The Israel–Lebanon barrier, also called the Interlocking Stone (אבן משתלבת), is a border barrier built by the Israel Defense Forces along the Israel–Lebanon border. The barrier includes fences, a wall 7–9 metres high, embankments, pillbox towers, and dozens of watch towers. The barrier is similar in nature to the Gaza–Israel barrier.

== History ==
In September 2018, the Israeli government announced plans to construct a concrete barrier along the Lebanese border to prevent infiltration from Hezbollah into Israel.

In April 2020, Israel completed an additional 15 km of the barrier out of the whole border length of 130 km. The completed section includes about 5.2 km from Rosh HaNikra to Shlomi, and another 4.6 km near Metula and Misgav Am. The other sections under construction include a wall and underground sections. There has been claims that the management is 1.7 billion shekels short of the amount needed to complete the barrier along the entire border.

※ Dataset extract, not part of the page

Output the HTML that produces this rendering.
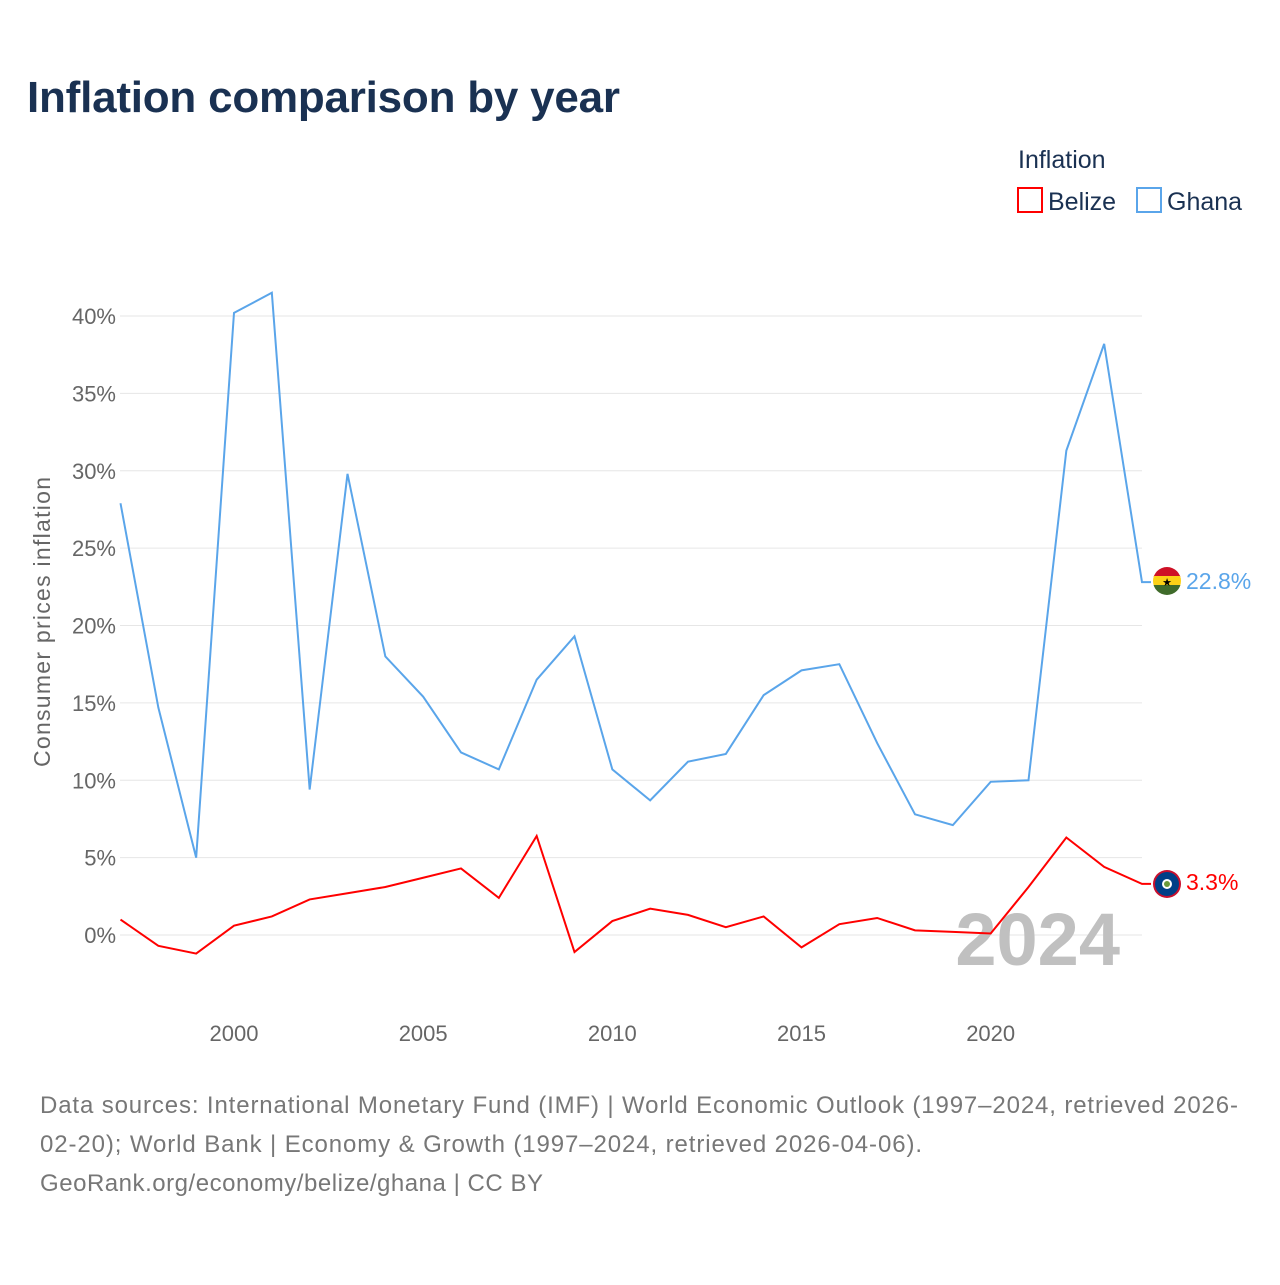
<!DOCTYPE html>
<html><head><meta charset="utf-8"><style>
body{margin:0;background:#fff;font-family:"Liberation Sans",sans-serif}
</style></head><body>
<svg width="1280" height="1280" xmlns="http://www.w3.org/2000/svg" font-family="Liberation Sans, sans-serif">
<text x="27" y="112" font-size="44" font-weight="bold" fill="#1a3152" textLength="593">Inflation comparison by year</text>
<text x="1018" y="168" font-size="25" fill="#1a3152">Inflation</text>
<g><rect x="1018" y="188" width="24" height="24" fill="#fff" stroke="#f00" stroke-width="2"/><text x="1048" y="210" font-size="25" fill="#1a3152">Belize</text></g>
<g><rect x="1137" y="188" width="24" height="24" fill="#fff" stroke="#5aa5ea" stroke-width="2"/><text x="1167" y="210" font-size="25" fill="#1a3152">Ghana</text></g>
<g id="grid"></g><g id="yt"></g><g id="xt"></g>
<text transform="translate(50,622) rotate(-90)" text-anchor="middle" font-size="23" fill="#666" textLength="290">Consumer prices inflation</text>
<text x="1120" y="965" text-anchor="end" font-size="74" font-weight="bold" fill="#c0c0c0">2024</text>
<g id="lines"></g>
<g><clipPath id="c1"><circle cx="1167" cy="581" r="14"/></clipPath><g clip-path="url(#c1)"><rect x="1150" y="567" width="34" height="10" fill="#ce1126"/><rect x="1150" y="576" width="34" height="10" fill="#fcd116"/><rect x="1150" y="585" width="34" height="10" fill="#3f6b2a"/></g><text x="1167" y="586" font-size="11" text-anchor="middle" fill="#000">★</text></g>
<g><circle cx="1167" cy="884" r="14" fill="#c8102e"/><circle cx="1167" cy="884" r="12" fill="#003f87"/><circle cx="1167" cy="884" r="5" fill="#fff"/><circle cx="1167" cy="884" r="3" fill="#6a9a3a"/></g>
<text x="1186" y="589" font-size="23" fill="#5aa5ea">22.8%</text>
<text x="1186" y="890" font-size="23" fill="#f00">3.3%</text>
<g font-size="24" fill="#777">
<text x="40" y="1113" textLength="1198">Data sources: International Monetary Fund (IMF) | World Economic Outlook (1997–2024, retrieved 2026-</text>
<text x="40" y="1152" textLength="882">02-20); World Bank | Economy &amp; Growth (1997–2024, retrieved 2026-04-06).</text>
<text x="40" y="1191" textLength="503">GeoRank.org/economy/belize/ghana | CC BY</text></g>
</svg>
<script>
const years=[1997,1998,1999,2000,2001,2002,2003,2004,2005,2006,2007,2008,2009,2010,2011,2012,2013,2014,2015,2016,2017,2018,2019,2020,2021,2022,2023,2024];
const ghana=[27.9,14.7,5.0,40.2,41.5,9.4,29.8,18.0,15.4,11.8,10.7,16.5,19.3,10.7,8.7,11.2,11.7,15.5,17.1,17.5,12.4,7.8,7.1,9.9,10.0,31.3,38.2,22.8];
const belize=[1.0,-0.7,-1.2,0.6,1.2,2.3,2.7,3.1,3.7,4.3,2.4,6.4,-1.1,0.9,1.7,1.3,0.5,1.2,-0.8,0.7,1.1,0.3,0.2,0.1,3.1,6.3,4.4,3.3];
const yTicks=[0,5,10,15,20,25,30,35,40];
const xTicks=[2000,2005,2010,2015,2020];
const ns="http://www.w3.org/2000/svg";
const X=y=>120.5+(y-1997)*(1142-120.5)/27;
const Y=v=>935-v*15.475;
function mk(t,a,p){const e=document.createElementNS(ns,t);for(const k in a)e.setAttribute(k,a[k]);document.getElementById(p).appendChild(e);return e;}
yTicks.forEach(v=>{const l=mk('line',{x1:120,x2:1142,y1:Y(v),y2:Y(v),stroke:'#e6e6e6'},'grid');


const t=mk('text',{x:116,y:Y(v)+8,'text-anchor':'end','font-size':22,fill:'#666'},'yt');t.textContent=v+'%';

});
xTicks.forEach(v=>{const t=mk('text',{x:X(v),y:1041,'text-anchor':'middle','font-size':22,fill:'#666'},'xt');t.textContent=v;

});
function line(d,c,n){const pts=d.map((v,i)=>X(years[i])+','+Y(v));pts.push((X(2024)+9)+','+Y(d[d.length-1]));
const p=mk('polyline',{points:pts.join(' '),fill:'none',stroke:c,'stroke-width':2},'lines');

}
line(ghana,'#5aa5ea','ghana-line');
line(belize,'#f00','belize-line');
</script>
</body></html>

In November 2025, Lebanon filed a complaint against Israel to the United Nations Security Council over the barrier. Lebanon claimed that Israel's construction of the barrier crossed into Lebanese territory. UNIFIL observers concluded the barrier made 4000 km2 of Lebanese territory inaccessible to Lebanese residents. However, Israel denies that the barrier ever crosses the Blue Line.